35th Mayor of Dallas
- In office 1921–1923
- Preceded by: Frank W. Wozencraft
- Succeeded by: Louis Blaylock

Personal details
- Born: November 13, 1890 Dallas, Texas, U.S.
- Died: May 13, 1949 (aged 58) Dallas, Texas, U.S.
- Resting place: Hillcrest Mausoleum, Dallas, Texas
- Party: Democratic
- Spouse: Mary Ellen Batts
- Children: 2
- Education: Cornell University; University of Texas Law School;
- Occupation: Attorney

Military service
- Allegiance: United States
- Branch/service: United States Army
- Years of service: 1917–1919
- Rank: Second lieutenant
- Unit: Signal Corps
- Battles/wars: World War I

= Sawnie R. Aldredge =

American politician (1890–1949)

Sawnie Robertson Aldredge (November 13, 1890 – May 13, 1949), attorney and judge, was mayor of Dallas from 1921 to 1923.

==Biography==
Aldredge was born November 13, 1890, in Dallas, Texas, to Judge George Nathan Aldredge and Betty Warren Hearne.
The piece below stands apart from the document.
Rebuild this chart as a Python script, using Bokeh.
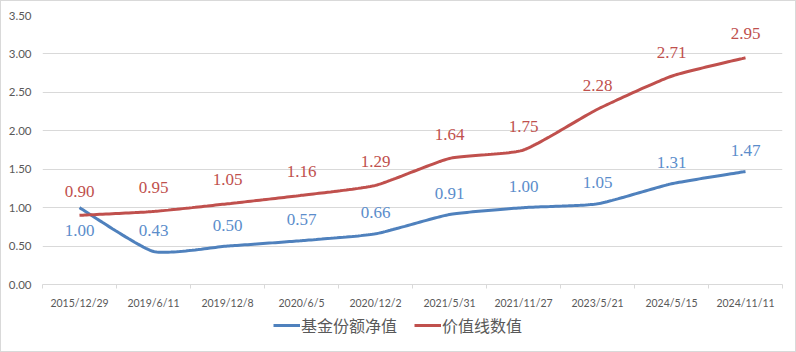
import numpy as np
from bokeh.plotting import figure
from bokeh.layouts import column
from bokeh.models import (ColumnDataSource, FixedTicker, Range1d, Legend, LegendItem,
                          LabelSet, NumeralTickFormatter)
from bokeh.embed import file_html
from bokeh.resources import INLINE

categories = ["2015/12/29", "2019/6/11", "2019/12/8", "2020/6/5", "2020/12/2",
              "2021/5/31", "2021/11/27", "2023/5/21", "2024/5/15", "2024/11/11"]
nav_values = [1.00, 0.43, 0.50, 0.57, 0.66, 0.91, 1.00, 1.05, 1.31, 1.47]
value_line = [0.90, 0.95, 1.05, 1.16, 1.29, 1.64, 1.75, 2.28, 2.71, 2.95]
series_names = ["基金份额净值", "价值线数值"]
y_ticks = [0, 0.5, 1.0, 1.5, 2.0, 2.5, 3.0, 3.5]

BLUE = "#4F81BD"
RED = "#C0504D"
GREY = "#595959"
NUMFONT = "Lato"
CJK = "Noto Sans CJK SC"


def smooth(xs, ys, n=30, k=0.09):
    # Excel-like smoothed line (cubic Bezier with modest tension)
    xs = np.asarray(xs, float)
    ys = np.asarray(ys, float)
    px, py = [], []
    m = len(xs)
    for i in range(m - 1):
        i0 = max(i - 1, 0)
        i3 = min(i + 2, m - 1)
        p0 = np.array([xs[i], ys[i]])
        p3 = np.array([xs[i + 1], ys[i + 1]])
        c1 = p0 + (np.array([xs[i + 1], ys[i + 1]]) - np.array([xs[i0], ys[i0]])) * k
        c2 = p3 - (np.array([xs[i3], ys[i3]]) - np.array([xs[i], ys[i]])) * k
        t = np.linspace(0, 1, n)[:, None]
        pts = ((1 - t) ** 3) * p0 + 3 * ((1 - t) ** 2) * t * c1 + 3 * (1 - t) * t ** 2 * c2 + t ** 3 * p3
        if i > 0:
            pts = pts[1:]
        px.extend(pts[:, 0])
        py.extend(pts[:, 1])
    return px, py


x = list(range(len(categories)))

p = figure(width=794, height=312, output_backend="svg", toolbar_location=None,
           x_range=Range1d(-0.5, len(categories) - 0.5), y_range=Range1d(0, 3.5),
           min_border_left=41, min_border_right=13, min_border_top=14, min_border_bottom=29)
p.outline_line_color = None
p.background_fill_color = "white"
p.border_fill_color = "white"

# axes
p.xaxis.ticker = FixedTicker(ticks=x, minor_ticks=[i - 0.5 for i in range(len(categories) + 1)])
p.xaxis.major_label_overrides = {i: c for i, c in enumerate(categories)}
p.xaxis.major_tick_line_color = None
p.xaxis.major_tick_out = 0
p.xaxis.major_tick_in = 0
p.xaxis.minor_tick_line_color = "#D9D9D9"
p.xaxis.minor_tick_in = 0
p.xaxis.minor_tick_out = 4
p.xaxis.axis_line_color = "#D9D9D9"
p.xaxis.major_label_text_font = NUMFONT
p.xaxis.major_label_text_font_size = "10.5px"
p.xaxis.major_label_text_color = GREY
p.xaxis.major_label_standoff = 8

p.yaxis.ticker = FixedTicker(ticks=y_ticks)
p.yaxis.formatter = NumeralTickFormatter(format="0.00")
p.yaxis.axis_line_color = None
p.yaxis.major_tick_line_color = None
p.yaxis.minor_tick_line_color = None
p.yaxis.major_tick_out = 0
p.yaxis.major_label_text_font = NUMFONT
p.yaxis.major_label_text_font_size = "11.5px"
p.yaxis.major_label_text_color = GREY
p.yaxis.major_label_standoff = 11

p.xgrid.grid_line_color = None
p.ygrid.grid_line_color = "#D9D9D9"
p.ygrid.grid_line_width = 1

bx, by = smooth(x, nav_values)
rx, ry = smooth(x, value_line)
p.line(bx, by, line_color=BLUE, line_width=3)
p.line(rx, ry, line_color=RED, line_width=3)

# data labels
blue_off = [-23] + [21] * (len(nav_values) - 1)
src_b = ColumnDataSource(dict(x=x, y=nav_values, t=[f"{v:.2f}" for v in nav_values], off=blue_off))
src_r = ColumnDataSource(dict(x=x, y=value_line, t=[f"{v:.2f}" for v in value_line],
                              off=[24] * len(value_line)))
for src, col in ((src_b, "#5B8DCB"), (src_r, RED)):
    p.add_layout(LabelSet(x="x", y="y", text="t", source=src, y_offset="off",
                          text_align="center", text_baseline="middle",
                          text_color=col, text_font=NUMFONT, text_font_size="17px"))

# legend strip
leg = figure(width=794, height=38, output_backend="svg", toolbar_location=None,
             x_range=Range1d(0, 1), y_range=Range1d(0, 1),
             x_axis_location=None, y_axis_location=None,
             min_border_left=0, min_border_right=0, min_border_top=0, min_border_bottom=0)
leg.outline_line_color = None
leg.xgrid.grid_line_color = None
leg.ygrid.grid_line_color = None
# renderers kept outside the visible range, used only for legend glyphs
dl_b = leg.line(x=[5, 6], y=[5, 5], line_color=BLUE, line_width=3)
dl_r = leg.line(x=[5, 6], y=[5, 5], line_color=RED, line_width=3)
legend = Legend(items=[LegendItem(label=series_names[0], renderers=[dl_b]),
                       LegendItem(label=series_names[1], renderers=[dl_r])],
                orientation="horizontal", location=(231, 14),
                label_text_font=CJK, label_text_font_size="16px", label_text_color=GREY,
                glyph_width=27, glyph_height=18, spacing=17, label_standoff=1,
                background_fill_alpha=0, border_line_color=None, padding=0, margin=0)
leg.add_layout(legend, "center")

layout = column(p, leg, spacing=0, styles={"border": "1px solid #D9D9D9"})

open("out.html", "w").write(file_html(layout, INLINE))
He married Mary Ellen Batts, daughter of Judge Robert Lynn Batts and Harriet Fiquet Boak on January 14, 1915, in Austin, Texas. They had two children: Sawnie R. Aldredge Jr. and Mary Lynn Aldredge. Aldredge's niece, Gertrude Aldredge Shelburne, was an early women's rights and birth control activist in Dallas.

He attended Southwestern University, Cornell University and University of Texas School of Law. He was admitted to the Texas bar in 1914. He was associated with Thompson, Knight, Baker & Harris; Allen & Flanary, which eventually became Aldredge, Shults & Madden. During the First World War, he was stationed at Kelly Field, Texas, and St. Maixent Field, France.

He ran for mayor with the support of the Citizens' Association, defeating William E. Talbot, nominee of the Democratic party and the Independent Voters' League. Trinity Heights was annexed to the city of Dallas during his administration. This was the largest single addition to the city since Oak Cliff was annexed in 1904. He sought to annex Highland Park to the city and to establish a municipal golf course. He did not run for a second term.

Sawnie R. Aldredge died May 13, 1949, in Dallas, Texas, and was interred at Hillcrest Mausoleum, Dallas, Texas.